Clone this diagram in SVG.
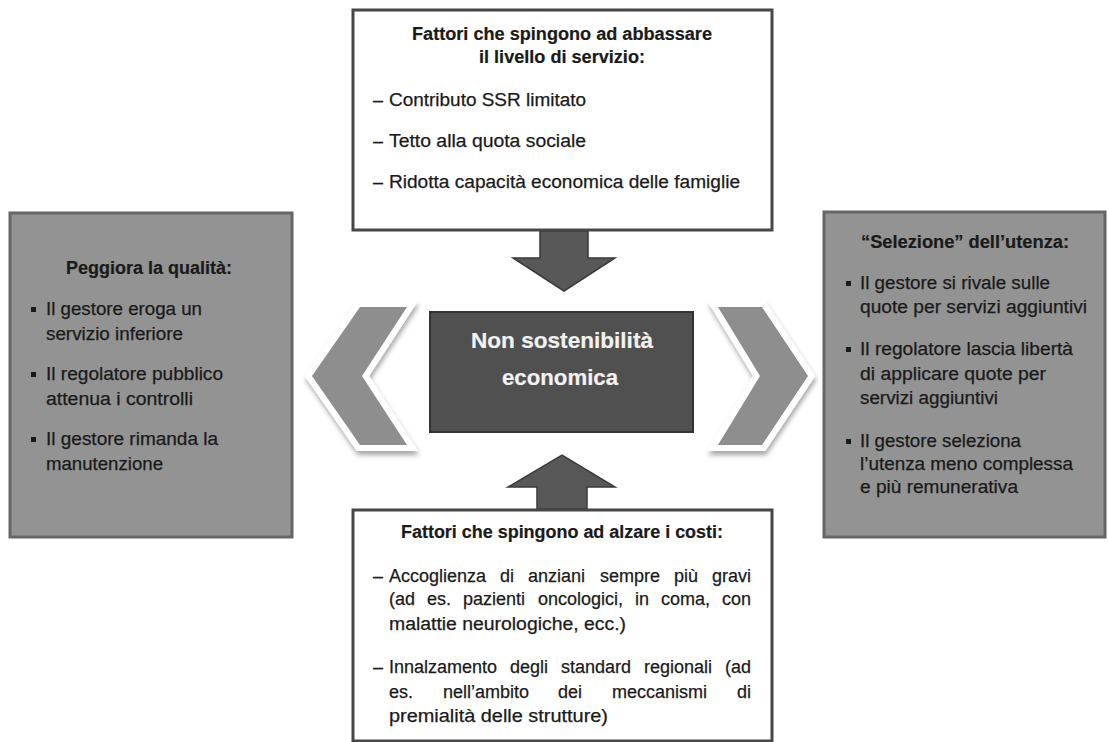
<svg xmlns="http://www.w3.org/2000/svg" width="1108" height="742" viewBox="0 0 1108 742">
<style>
text { font-family: "Liberation Sans", Arial, sans-serif; fill: #1a1a1a; font-size: 18px; stroke: #1a1a1a; stroke-width: 0.25; }
.b { font-weight: bold; stroke-width: 0.2; }
.c { text-anchor: middle; }
.w { fill: #f2f2f2; stroke: #f2f2f2; font-size: 22px; font-weight: bold; stroke-width: 0.2; }
.box { fill: #ffffff; stroke: #474747; stroke-width: 3; }
.side { fill: #939393; stroke: #666666; stroke-width: 3; }
.ctr { fill: #505050; stroke: #333333; stroke-width: 2; }
.arr { fill: #585858; stroke: #3a3a3a; stroke-width: 1.5; }
.chev { fill: #8e8e8e; stroke: #ffffff; stroke-width: 12; paint-order: stroke; stroke-linejoin: miter; filter: url(#sh); }
.bul { fill: #1a1a1a; }
</style>
<defs>
<filter id="sh" x="-30%" y="-30%" width="160%" height="160%">
<feDropShadow dx="1" dy="4" stdDeviation="2.5" flood-color="#000" flood-opacity="0.35"/>
</filter>
</defs>
<rect width="1108" height="742" fill="#ffffff"/>

<g id="connectors">
<polygon class="arr" points="540,231 588,231 588,258 615,258 564,291 513,258 540,258"/>
<polygon class="arr" points="537,509 587,509 587,487 615,487 562,455 508,487 537,487"/>
<polygon class="chev" points="360,307 407,307 362,376 407,445 360,445 312,376"/>
<polygon class="chev" points="718,307 762,307 808,376 762,445 718,445 760,376"/>
</g>

<g id="top">
<rect class="box" x="353" y="10" width="419" height="220"/>
<text class="b c" x="562" y="40" textLength="300" lengthAdjust="spacingAndGlyphs">Fattori che spingono ad abbassare</text>
<text class="b c" x="562" y="63" textLength="166" lengthAdjust="spacingAndGlyphs">il livello di servizio:</text>
<text x="373" y="106">–</text><text x="389" y="106" textLength="197" lengthAdjust="spacingAndGlyphs">Contributo SSR limitato</text>
<text x="373" y="147">–</text><text x="389" y="147" textLength="197" lengthAdjust="spacingAndGlyphs">Tetto alla quota sociale</text>
<text x="373" y="188">–</text><text x="389" y="188" textLength="351" lengthAdjust="spacingAndGlyphs">Ridotta capacità economica delle famiglie</text>
</g>

<g id="center">
<rect class="ctr" x="430" y="312" width="263" height="120"/>
<text class="w c" x="562" y="348" textLength="182" lengthAdjust="spacingAndGlyphs">Non sostenibilità</text>
<text class="w c" x="560" y="385" textLength="116" lengthAdjust="spacingAndGlyphs">economica</text>
</g>

<g id="left">
<rect class="side" x="10" y="213" width="282" height="324"/>
<text class="b c" x="149" y="274" textLength="166" lengthAdjust="spacingAndGlyphs">Peggiora la qualità:</text>
<rect class="bul" x="31" y="307" width="5" height="5"/>
<text x="46" y="315" textLength="156" lengthAdjust="spacingAndGlyphs">Il gestore eroga un</text>
<text x="46" y="340" textLength="137" lengthAdjust="spacingAndGlyphs">servizio inferiore</text>
<rect class="bul" x="31" y="372" width="5" height="5"/>
<text x="46" y="380" textLength="177" lengthAdjust="spacingAndGlyphs">Il regolatore pubblico</text>
<text x="46" y="405" textLength="147" lengthAdjust="spacingAndGlyphs">attenua i controlli</text>
<rect class="bul" x="31" y="437" width="5" height="5"/>
<text x="46" y="445" textLength="172" lengthAdjust="spacingAndGlyphs">Il gestore rimanda la</text>
<text x="46" y="470" textLength="117" lengthAdjust="spacingAndGlyphs">manutenzione</text>
</g>

<g id="right">
<rect class="side" x="824" y="212" width="281" height="325"/>
<text class="b c" x="965" y="248" textLength="208" lengthAdjust="spacingAndGlyphs">“Selezione” dell’utenza:</text>
<rect class="bul" x="846" y="281" width="5" height="5"/>
<text x="860" y="289" textLength="190" lengthAdjust="spacingAndGlyphs">Il gestore si rivale sulle</text>
<text x="860" y="313" textLength="227" lengthAdjust="spacingAndGlyphs">quote per servizi aggiuntivi</text>
<rect class="bul" x="846" y="347" width="5" height="5"/>
<text x="860" y="355" textLength="213" lengthAdjust="spacingAndGlyphs">Il regolatore lascia libertà</text>
<text x="860" y="380" textLength="186" lengthAdjust="spacingAndGlyphs">di applicare quote per</text>
<text x="860" y="404" textLength="138" lengthAdjust="spacingAndGlyphs">servizi aggiuntivi</text>
<rect class="bul" x="846" y="439" width="5" height="5"/>
<text x="860" y="447" textLength="161" lengthAdjust="spacingAndGlyphs">Il gestore seleziona</text>
<text x="860" y="470" textLength="213" lengthAdjust="spacingAndGlyphs">l’utenza meno complessa</text>
<text x="860" y="493" textLength="158" lengthAdjust="spacingAndGlyphs">e più remunerativa</text>
</g>

<g id="bottom">
<rect class="box" x="353" y="510" width="419" height="231"/>
<text class="b c" x="562" y="538" textLength="322" lengthAdjust="spacingAndGlyphs">Fattori che spingono ad alzare i costi:</text>
<text x="373" y="582">–</text>
<text y="582"><tspan x="389">Accoglienza</tspan><tspan x="500">di</tspan><tspan x="528">anziani</tspan><tspan x="600">sempre</tspan><tspan x="674">più</tspan><tspan x="712">gravi</tspan></text>
<text y="605"><tspan x="389">(ad</tspan><tspan x="427">es.</tspan><tspan x="463">pazienti</tspan><tspan x="538">oncologici,</tspan><tspan x="635">in</tspan><tspan x="661">coma,</tspan><tspan x="722">con</tspan></text>
<text x="389" y="630" textLength="237" lengthAdjust="spacingAndGlyphs">malattie neurologiche, ecc.)</text>
<text x="373" y="673">–</text>
<text y="673"><tspan x="389">Innalzamento</tspan><tspan x="510">degli</tspan><tspan x="561">standard</tspan><tspan x="644">regionali</tspan><tspan x="725">(ad</tspan></text>
<text y="698"><tspan x="389">es.</tspan><tspan x="443">nell’ambito</tspan><tspan x="558">dei</tspan><tspan x="612">meccanismi</tspan><tspan x="737">di</tspan></text>
<text x="389" y="722" textLength="219" lengthAdjust="spacingAndGlyphs">premialità delle strutture)</text>
</g>
</svg>
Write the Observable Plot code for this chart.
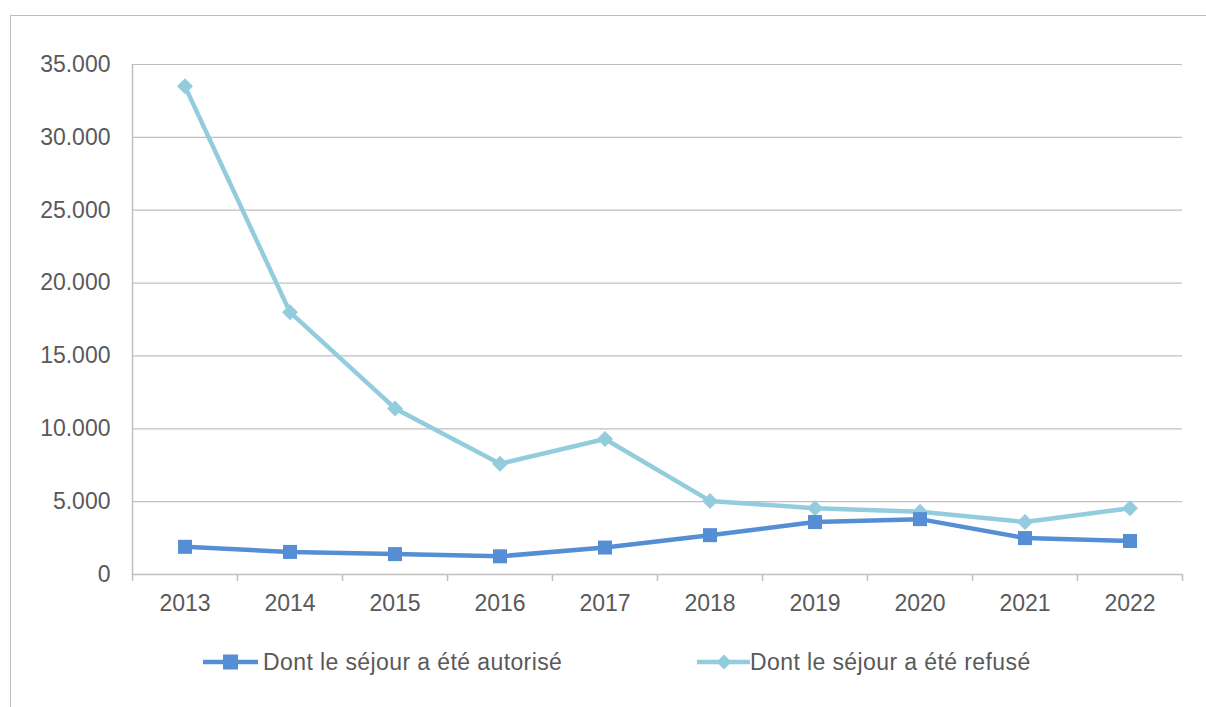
<!DOCTYPE html>
<html>
<head>
<meta charset="utf-8">
<script src="https://cdn.jsdelivr.net/npm/d3@7"></script>
<script src="https://cdn.jsdelivr.net/npm/@observablehq/plot@0.6"></script>
<style>
  html, body { margin: 0; padding: 0; background: #fff; }
  body { width: 1206px; height: 707px; position: relative; overflow: hidden; font-family: "Liberation Sans", Arial, sans-serif; }
  #frame { position: absolute; left: 10px; top: 15px; width: 1300px; height: 800px; border-left: 1.5px solid #BFBFBF; border-top: 1.5px solid #BFBFBF; }
  #chart { position: absolute; left: 0; top: 0; }
  #legend { position: absolute; top: 647px; left: 0; width: 1206px; height: 30px; font-size: 23px; color: #595959; letter-spacing: 0.4px; }
  .item { position: absolute; display: flex; align-items: center; height: 30px; line-height: 30px; }
  .item svg { display: block; }
</style>
</head>
<body>
<div id="frame"></div>
<div id="chart"></div>
<div id="legend"></div>
<script>
const years = [2013, 2014, 2015, 2016, 2017, 2018, 2019, 2020, 2021, 2022];
const autorise = [1900, 1550, 1400, 1250, 1850, 2700, 3600, 3800, 2500, 2300];
const refuse = [33500, 18000, 11400, 7600, 9300, 5050, 4550, 4300, 3600, 4550];
const seriesNames = ["Dont le séjour a été autorisé", "Dont le séjour a été refusé"];
const seriesColors = ["#558ED5", "#93CDDD"];
const yTicks = [0, 5000, 10000, 15000, 20000, 25000, 30000, 35000];

const rowsA = years.map((y, i) => ({year: y, value: autorise[i]}));
const rowsR = years.map((y, i) => ({year: y, value: refuse[i]}));
const bounds = years.map(y => y - 0.5).concat([years[years.length - 1] + 0.5]);
const fmt = d => d === 0 ? "0" : d3.format(",")(d).replace(/,/g, ".");

const chart = Plot.plot({
  width: 1206,
  height: 630,
  marginLeft: 132,
  marginRight: 24,
  marginTop: 64,
  marginBottom: 56,
  style: {fontFamily: "'Liberation Sans', Arial, sans-serif", fontSize: "23px", color: "#595959", background: "transparent"},
  x: {type: "linear", domain: [bounds[0], bounds[bounds.length - 1]]},
  y: {domain: [0, 35000]},
  marks: [
    Plot.gridY(yTicks, {stroke: "#BFBFBF", strokeOpacity: 1, strokeWidth: 1.2}),
    Plot.ruleY([0], {stroke: "#BFBFBF", strokeWidth: 1.5}),
    Plot.frame({anchor: "left", stroke: "#BFBFBF", strokeWidth: 1.5}),
    Plot.axisY(yTicks, {tickSize: 0, tickPadding: 22, tickFormat: fmt, fill: "#595959", fontSize: 23, label: null}),
    Plot.axisX(bounds, {tickSize: 7, tickFormat: () => "", stroke: "#BFBFBF", strokeWidth: 1.5, label: null}),
    Plot.axisX(years, {tickSize: 0, tickPadding: 20, tickFormat: d => String(d), fill: "#595959", fontSize: 23, label: null}),
    Plot.line(rowsR, {x: "year", y: "value", stroke: seriesColors[1], strokeWidth: 4.5}),
    Plot.dot(rowsR, {x: "year", y: "value", symbol: "diamond2", r: 7.2, fill: seriesColors[1], stroke: "none"}),
    Plot.line(rowsA, {x: "year", y: "value", stroke: seriesColors[0], strokeWidth: 4.5}),
    Plot.dot(rowsA, {x: "year", y: "value", symbol: "square", r: 7.9, fill: seriesColors[0], stroke: "none"})
  ]
});
document.getElementById("chart").appendChild(chart);

// Legend
const legend = document.getElementById("legend");
const lefts = [203, 697];
seriesNames.forEach((name, i) => {
  const item = document.createElement("div");
  item.className = "item";
  item.style.left = lefts[i] + "px";
  const sw = i === 0
    ? `<svg width="60" height="30"><line x1="0" y1="15" x2="55" y2="15" stroke="${seriesColors[i]}" stroke-width="4.5"/><rect x="20" y="7.5" width="15" height="15" fill="${seriesColors[i]}"/></svg>`
    : `<svg width="53" height="30"><line x1="0" y1="15" x2="53" y2="15" stroke="${seriesColors[i]}" stroke-width="4.5"/><path d="M27,7.5L34.5,15L27,22.5L19.5,15Z" fill="${seriesColors[i]}"/></svg>`;
  item.innerHTML = sw + `<span>${name}</span>`;
  legend.appendChild(item);
});
</script>
</body>
</html>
+ + +
REQUIRED WORK ▸
Copy out each line in the listing that has the word "this".

EXERCISE SOLUTION ▸
Clone this diagram in SVG.
Write the Observable Plot code for this chart.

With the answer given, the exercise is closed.